Why is there a voltage drop across things when no current is flowing?
I guess more generally I'm confused as to why things with zero current going through them have a voltage drop at all as V=IR.
Ohm's law applies to ohmic devices; if the voltage across a device is proportional to the current through, the device is ohmic otherwise it isn't.
Ohm's law is not a universal law. For example, Ohm's law does not apply to capacitors, inductors, diodes, transistors, vacuum tubes, etc. etc.
An open (ideal) switch is not an ohmic device since the current through $(0\mathrm{A})$ is not proportional to the voltage across. However, one can think of an open switch as the limit as $R \rightarrow \infty$ of a resistor.
A closed (ideal) switch is not an ohmic device since the voltage across $(0\mathrm{V})$ is not proportional to the current through. However, one can think of a closed switch as the limit as $R \rightarrow 0$ of a resistor.
Using the water analogy of circuits, this is like asking how two sections of connected pipe could be at different heights when there is no water flowing between them.

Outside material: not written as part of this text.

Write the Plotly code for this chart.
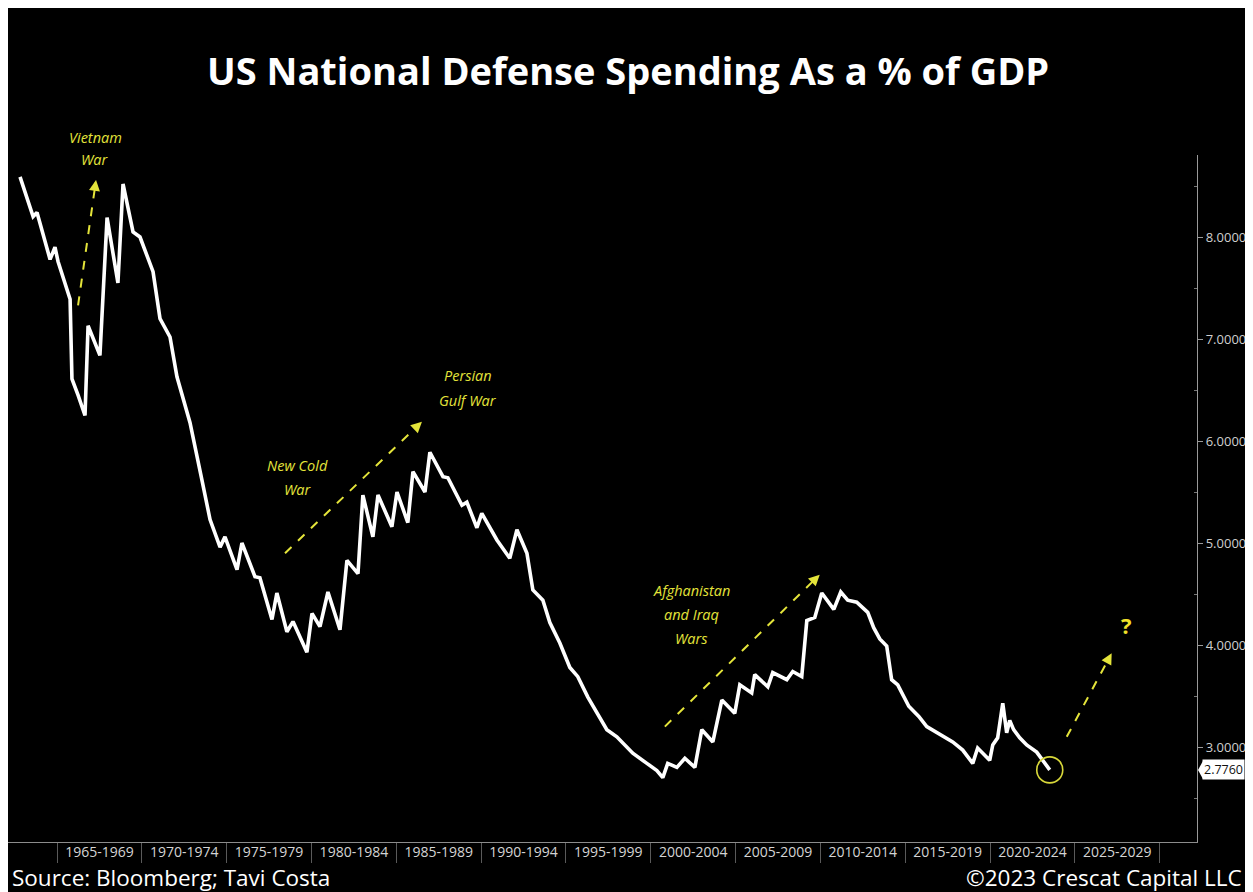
import plotly.graph_objects as go

# ---------------- data ----------------
years = [1962.82, 1963.59, 1963.82, 1964.59, 1964.88, 1965.06, 1965.77, 1965.88, 1966.24, 1966.65,
         1966.83, 1967.53, 1967.95, 1968.59, 1968.89, 1969.48, 1969.89, 1970.66, 1971.07, 1971.66,
         1972.07, 1972.84, 1973.54, 1974.02, 1974.61, 1974.90, 1975.61, 1975.90, 1976.67, 1976.96,
         1977.67, 1977.96, 1978.55, 1978.91, 1979.73, 1980.03, 1980.50, 1980.97, 1981.68, 1982.09,
         1982.74, 1983.03, 1983.62, 1983.92, 1984.74, 1985.04, 1985.68, 1985.98, 1986.69, 1986.98,
         1987.75, 1988.04, 1988.87, 1989.16, 1989.75, 1990.04, 1990.93, 1991.69, 1992.11, 1992.70,
         1993.05, 1993.64, 1994.05, 1994.64, 1995.23, 1995.70, 1996.29, 1996.88, 1997.41, 1998.00,
         1998.35, 1998.94, 1999.77, 2000.36, 2000.71, 2001.00, 2001.54, 2002.01, 2002.60, 2003.01,
         2003.66, 2004.19, 2004.95, 2005.25, 2005.95, 2006.13, 2006.90, 2007.19, 2008.02, 2008.37,
         2008.90, 2009.20, 2009.67, 2010.08, 2010.79, 2011.20, 2011.61, 2012.14, 2012.79, 2013.14,
         2013.50, 2013.91, 2014.20, 2014.56, 2015.21, 2015.80, 2016.27, 2017.03, 2017.80, 2018.39,
         2018.98, 2019.27, 2019.98, 2020.16, 2020.45, 2020.75, 2020.98, 2021.16, 2021.39, 2021.75,
         2022.16, 2022.75, 2023.10, 2023.52]
defense_pct = [8.59, 8.20, 8.24, 7.78, 7.90, 7.76, 7.39, 6.61, 6.45, 6.25,
               7.13, 6.84, 8.19, 7.55, 8.52, 8.05, 8.00, 7.66, 7.20, 7.02,
               6.63, 6.18, 5.62, 5.23, 4.96, 5.06, 4.74, 5.00, 4.67, 4.66,
               4.25, 4.51, 4.13, 4.23, 3.93, 4.31, 4.18, 4.52, 4.15, 4.83,
               4.70, 5.47, 5.06, 5.47, 5.16, 5.50, 5.20, 5.70, 5.50, 5.89,
               5.65, 5.64, 5.37, 5.40, 5.15, 5.29, 5.03, 4.85, 5.13, 4.90,
               4.54, 4.44, 4.22, 4.02, 3.78, 3.69, 3.49, 3.33, 3.17, 3.10,
               3.04, 2.94, 2.84, 2.77, 2.70, 2.84, 2.80, 2.89, 2.80, 3.17,
               3.05, 3.46, 3.33, 3.61, 3.53, 3.71, 3.59, 3.73, 3.66, 3.74,
               3.69, 4.24, 4.27, 4.51, 4.35, 4.52, 4.44, 4.42, 4.32, 4.17,
               4.06, 3.99, 3.66, 3.61, 3.40, 3.30, 3.20, 3.13, 3.05, 2.97,
               2.84, 2.99, 2.87, 3.02, 3.09, 3.43, 3.14, 3.26, 3.17, 3.09,
               3.02, 2.95, 2.87, 2.776]

bin_starts = [1965, 1970, 1975, 1980, 1985, 1990, 1995, 2000, 2005, 2010, 2015, 2020, 2025]
bin_labels = ["1965-1969", "1970-1974", "1975-1979", "1980-1984", "1985-1989", "1990-1994",
              "1995-1999", "2000-2004", "2005-2009", "2010-2014", "2015-2019", "2020-2024",
              "2025-2029"]
y_ticks = [3, 4, 5, 6, 7, 8]
last_value = 2.776

# annotation texts (one entry per line) with anchor (year, value)
note_lines = [
    ("Vietnam", 1967.24, 8.98), ("War", 1967.24, 8.76),
    ("New Cold", 1979.20, 5.76), ("War", 1979.20, 5.52),
    ("Persian", 1989.22, 6.64), ("Gulf War", 1989.22, 6.40),
    ("Afghanistan", 2002.42, 4.53), ("and Iraq", 2002.42, 4.30), ("Wars", 2002.42, 4.06),
]
# dashed arrows: (tail year, tail value, tip year, tip value)
arrows = [
    (1966.24, 7.33, 1967.30, 8.56),
    (1978.44, 4.90, 1986.51, 6.19),
    (2000.83, 3.20, 2009.96, 4.69),
    (2024.52, 3.10, 2027.17, 3.92),
]

# ---------------- layout geometry ----------------
W, H = 1245, 884
ML, MR, MT, MB = 0, 56, 147, 50
XR = [1962.11, 2032.2]
YR = [2.069, 8.804]
pw = W - ML - MR
ph = H - MT - MB
px_per_x = pw / (XR[1] - XR[0])
px_per_y = ph / (YR[1] - YR[0])


def ypaper(v):
    return (v - YR[0]) / (YR[1] - YR[0])


YELLOW = "#e4e43a"

fig = go.Figure()
fig.add_trace(go.Scatter(x=years, y=defense_pct, mode="lines",
                         line=dict(color="white", width=3.6),
                         hoverinfo="x+y", showlegend=False))
# dummy trace so the label axis is rendered
fig.add_trace(go.Scatter(x=[XR[0]], y=[None], xaxis="x2", mode="lines",
                         showlegend=False, hoverinfo="skip"))

shapes = []
annotations = []

for t in note_lines:
    annotations.append(dict(x=t[1], y=ypaper(t[2]), xref="x", yref="paper",
                            text="<i>%s</i>" % t[0],
                            showarrow=False, xanchor="center", yanchor="middle",
                            font=dict(family="Open Sans", size=14.5, color=YELLOW)))

for (x0, y0, x1, y1) in arrows:
    dxp = (x1 - x0) * px_per_x
    dyp = (y1 - y0) * px_per_y
    L = (dxp ** 2 + dyp ** 2) ** 0.5
    ux, uy = dxp / L, dyp / L
    back = 7.0
    shapes.append(dict(type="line", xref="x", yref="y",
                       x0=x0, y0=y0,
                       x1=x1 - ux * back / px_per_x, y1=y1 - uy * back / px_per_y,
                       line=dict(color=YELLOW, width=2, dash="dash")))
    annotations.append(dict(x=x1, y=y1, xref="x", yref="y", text="",
                            showarrow=True, arrowhead=2, arrowsize=1.1, arrowwidth=2,
                            arrowcolor=YELLOW, ax=-ux * 9, ay=uy * 9, standoff=0))

annotations.append(dict(x=2028.05, y=4.20, xref="x", yref="y", text="<b>?</b>",
                        showarrow=False, font=dict(family="Open Sans", size=22, color="#f0e02a")))

# circle around last point
rx = 13 / px_per_x
ry = 13 / px_per_y
shapes.append(dict(type="circle", xref="x", yref="y",
                   x0=years[-1] - rx, x1=years[-1] + rx,
                   y0=defense_pct[-1] - ry, y1=defense_pct[-1] + ry,
                   line=dict(color="#d8d83a", width=1.6)))

# last value tag on the right axis
annotations.append(dict(x=1.0 + 5 / pw, y=last_value, xref="paper", yref="y",
                        text="2.7760", showarrow=False, xanchor="left", yanchor="middle",
                        bgcolor="white", borderpad=1,
                        font=dict(family="Open Sans", size=12.5, color="#111111")))
hy = 9 / px_per_y
shapes.append(dict(type="path", xref="paper", yref="y",
                   path="M %f,%f L %f,%f L %f,%f Z" % (1.0 + 1 / pw, last_value,
                                                       1.0 + 6 / pw, last_value + hy,
                                                       1.0 + 6 / pw, last_value - hy),
                   fillcolor="white", line=dict(width=0)))

# title and footer
annotations.append(dict(x=(620 - ML) / pw, xref="paper", y=1 + (MT - 62) / ph, yref="paper",
                        text="US National Defense Spending As a % of GDP", showarrow=False,
                        xanchor="center", yanchor="middle",
                        font=dict(family="Open Sans", size=38, color="white", weight=700)))
annotations.append(dict(x=(2 - ML) / pw, xref="paper", y=-(869 - (H - MB)) / ph, yref="paper",
                        text="Source: Bloomberg; Tavi Costa", showarrow=False,
                        xanchor="left", yanchor="middle",
                        font=dict(family="Open Sans", size=22.5, color="white")))
annotations.append(dict(x=(1236 - ML) / pw, xref="paper", y=-(869 - (H - MB)) / ph, yref="paper",
                        text="©2023 Crescat Capital LLC", showarrow=False,
                        xanchor="right", yanchor="middle",
                        font=dict(family="Open Sans", size=22.5, color="white")))

fig.update_layout(
    width=W, height=H,
    margin=dict(l=ML, r=MR, t=MT, b=MB),
    paper_bgcolor="black", plot_bgcolor="black",
    showlegend=False,
    xaxis=dict(range=XR, showgrid=False, zeroline=False, showline=True,
               linecolor="#8c8c8c", linewidth=1,
               tickmode="array", tickvals=bin_starts + [2030], ticks="outside",
               ticklen=20, tickcolor="#5a5a5a", tickwidth=1, showticklabels=False),
    xaxis2=dict(range=XR, overlaying="x", side="bottom", anchor="y", showgrid=False,
                zeroline=False, showline=False, tickmode="array",
                tickvals=[b + 2.5 for b in bin_starts], ticktext=bin_labels, ticks="",
                tickfont=dict(family="Open Sans", size=14, color="#d4d4d4")),
    yaxis=dict(range=YR, side="right", showgrid=False, zeroline=False, showline=True,
               linecolor="#9a9a9a", linewidth=1.2, tickmode="array", tickvals=y_ticks,
               ticktext=["%.4f" % v for v in y_ticks], ticks="outside", ticklen=5,
               tickcolor="#9a9a9a",
               minor=dict(tickmode="linear", tick0=2.5, dtick=1, ticks="inside",
                          ticklen=3, tickcolor="#777777"),
               tickfont=dict(family="Open Sans", size=13, color="#cfcfcf")),
    shapes=shapes,
    annotations=annotations,
)

fig.write_html("out.html")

This is just a conceptual mistake. The Ohm's law states that the voltage drop developed across a conductor is proportional to the current flowing through the conductor, the proportionality being a property of the conductor itself- it's resistance. This is what we write mathematically as
$$V=IR$$
Now, when you connect an open switch and a resistor to the battery, the open switch allows infinite resistance to be there in the circuit. Hence the current flowing through the circuit will be
$$I=\frac{V}{R}=\frac{V}{\infty}=0$$
This means no current flows through the conductor. But the applied voltage has to be there somewhere. It has to be so. So the entire voltage appears across the resistor.
Now, what happens if you apply voltage across a conductor with zero resistance? Then the voltage will be
$$V=IR=I_\textrm{max}(0)=0$$
where $I_\textrm{max}$ is the maximum current that flows through the circuit.
These arguments can be visualized so easily as follows. Imagine the circuit. The switch is open. This means, the charges could not flow through the circuit and complete the circuit. This is due to the gap in between the switch. So the applied energy is not converted to current even though the resistance is still there. Hence voltage will be there, where you applied it.
Now, in the second case, there is no resistance. This means the supplied energy (the voltage) is completely utilized by the charges to flow through the circuit. There is nothing left so as to be detected by any external circuit (a voltmeter probably). Hence one cannot see any voltage difference between the conductor. You can see energy somewhere if it is there. But if it's being utilized, then you will not see it there, but its there in some other form- here it is the kinetic energy of the charges.
All we invoked here is the energy conservation (not precisely...).